### Request
Return every line below as is, leaving out the pictures.

### Provided material
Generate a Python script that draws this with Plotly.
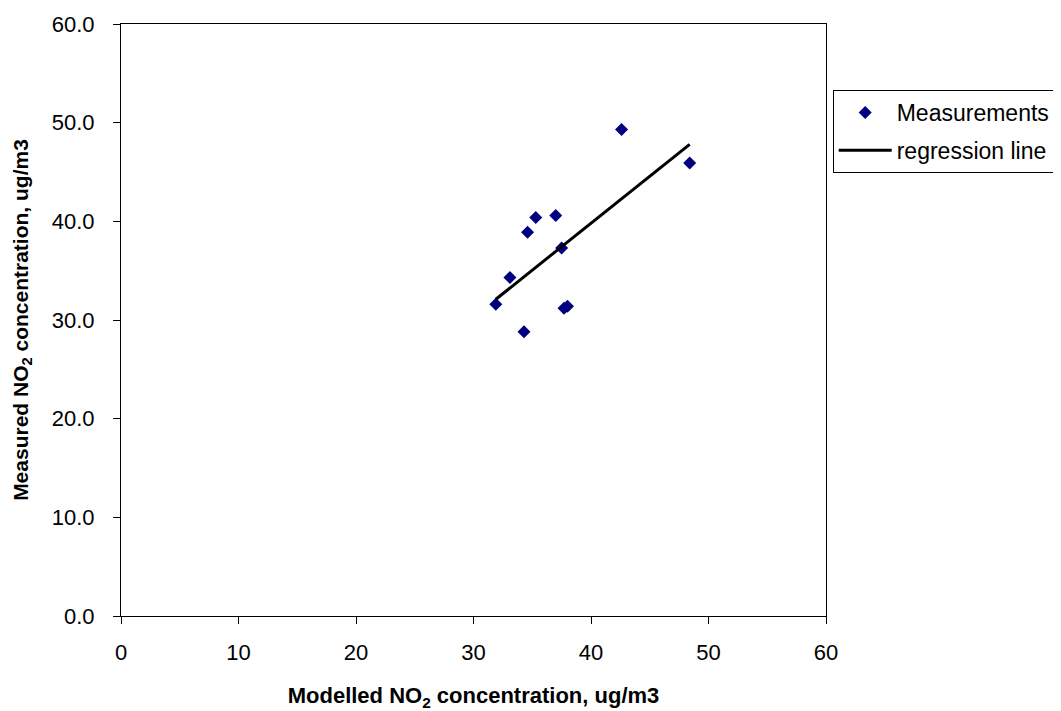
import plotly.graph_objects as go

# Data
modelled = [31.9, 33.1, 34.3, 34.6, 35.3, 37.0, 37.5, 37.7, 38.0, 42.6, 48.4]
measured = [31.6, 34.3, 28.8, 38.9, 40.4, 40.6, 37.3, 31.2, 31.4, 49.3, 45.9]
reg_x = [31.9, 48.4]
reg_y = [32.1, 47.8]

x_ticks = [0, 10, 20, 30, 40, 50, 60]
y_ticks = [0, 10, 20, 30, 40, 50, 60]

FONT = "Liberation Sans, Arial, sans-serif"

fig = go.Figure()
fig.add_trace(go.Scatter(
    x=modelled, y=measured, mode="markers", name="Measurements",
    legendgroup="a",
    marker=dict(symbol="diamond", color="#000080", size=10,
                line=dict(width=0)),
))
fig.add_trace(go.Scatter(
    x=reg_x, y=reg_y, mode="lines", name="regression line",
    legendgroup="b",
    line=dict(color="black", width=3),
))

# the page body adds an 8px offset, so the figure is sized to compensate
fig.update_layout(
    width=1053, height=703,
    margin=dict(l=113, r=235, t=16, b=95, autoexpand=False),
    paper_bgcolor="white", plot_bgcolor="white",
    font=dict(family=FONT, size=22, color="black"),
    showlegend=True,
    legend=dict(x=1.0095, y=0.8885, xanchor="left", yanchor="top",
                bordercolor="black", borderwidth=1, bgcolor="white",
                font=dict(family=FONT, size=23, color="black"),
                tracegroupgap=5, itemwidth=53),
    xaxis=dict(
        range=[0, 60], tickvals=x_ticks, ticktext=[str(v) for v in x_ticks],
        showgrid=False, zeroline=False, showline=True, linecolor="black",
        linewidth=1, mirror=True, ticks="outside", ticklen=7,
        tickcolor="black", automargin=False, ticklabelstandoff=10,
        tickfont=dict(family=FONT, size=22),
        title=dict(text="<b>Modelled NO<sub>2</sub> concentration, ug/m3</b>",
                   font=dict(family=FONT, size=22), standoff=35),
    ),
    yaxis=dict(
        range=[0, 60], tickvals=y_ticks, ticktext=[f"{v:.1f}" for v in y_ticks],
        showgrid=False, zeroline=False, showline=True, linecolor="black",
        linewidth=1, mirror=True, ticks="outside", ticklen=7,
        tickcolor="black", automargin=False, ticklabelstandoff=14,
        tickfont=dict(family=FONT, size=22),
        title=dict(text="<b>Measured NO<sub>2</sub> concentration, ug/m3</b>",
                   font=dict(family=FONT, size=21), standoff=17),
    ),
)

fig.write_html("out.html")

### Written solution
Generate a Python script that draws this with Plotly.
import plotly.graph_objects as go

# Data
modelled = [31.9, 33.1, 34.3, 34.6, 35.3, 37.0, 37.5, 37.7, 38.0, 42.6, 48.4]
measured = [31.6, 34.3, 28.8, 38.9, 40.4, 40.6, 37.3, 31.2, 31.4, 49.3, 45.9]
reg_x = [31.9, 48.4]
reg_y = [32.1, 47.8]

x_ticks = [0, 10, 20, 30, 40, 50, 60]
y_ticks = [0, 10, 20, 30, 40, 50, 60]

FONT = "Liberation Sans, Arial, sans-serif"

fig = go.Figure()
fig.add_trace(go.Scatter(
    x=modelled, y=measured, mode="markers", name="Measurements",
    legendgroup="a",
    marker=dict(symbol="diamond", color="#000080", size=10,
                line=dict(width=0)),
))
fig.add_trace(go.Scatter(
    x=reg_x, y=reg_y, mode="lines", name="regression line",
    legendgroup="b",
    line=dict(color="black", width=3),
))

# the page body adds an 8px offset, so the figure is sized to compensate
fig.update_layout(
    width=1053, height=703,
    margin=dict(l=113, r=235, t=16, b=95, autoexpand=False),
    paper_bgcolor="white", plot_bgcolor="white",
    font=dict(family=FONT, size=22, color="black"),
    showlegend=True,
    legend=dict(x=1.0095, y=0.8885, xanchor="left", yanchor="top",
                bordercolor="black", borderwidth=1, bgcolor="white",
                font=dict(family=FONT, size=23, color="black"),
                tracegroupgap=5, itemwidth=53),
    xaxis=dict(
        range=[0, 60], tickvals=x_ticks, ticktext=[str(v) for v in x_ticks],
        showgrid=False, zeroline=False, showline=True, linecolor="black",
        linewidth=1, mirror=True, ticks="outside", ticklen=7,
        tickcolor="black", automargin=False, ticklabelstandoff=10,
        tickfont=dict(family=FONT, size=22),
        title=dict(text="<b>Modelled NO<sub>2</sub> concentration, ug/m3</b>",
                   font=dict(family=FONT, size=22), standoff=35),
    ),
    yaxis=dict(
        range=[0, 60], tickvals=y_ticks, ticktext=[f"{v:.1f}" for v in y_ticks],
        showgrid=False, zeroline=False, showline=True, linecolor="black",
        linewidth=1, mirror=True, ticks="outside", ticklen=7,
        tickcolor="black", automargin=False, ticklabelstandoff=14,
        tickfont=dict(family=FONT, size=22),
        title=dict(text="<b>Measured NO<sub>2</sub> concentration, ug/m3</b>",
                   font=dict(family=FONT, size=21), standoff=17),
    ),
)

fig.write_html("out.html")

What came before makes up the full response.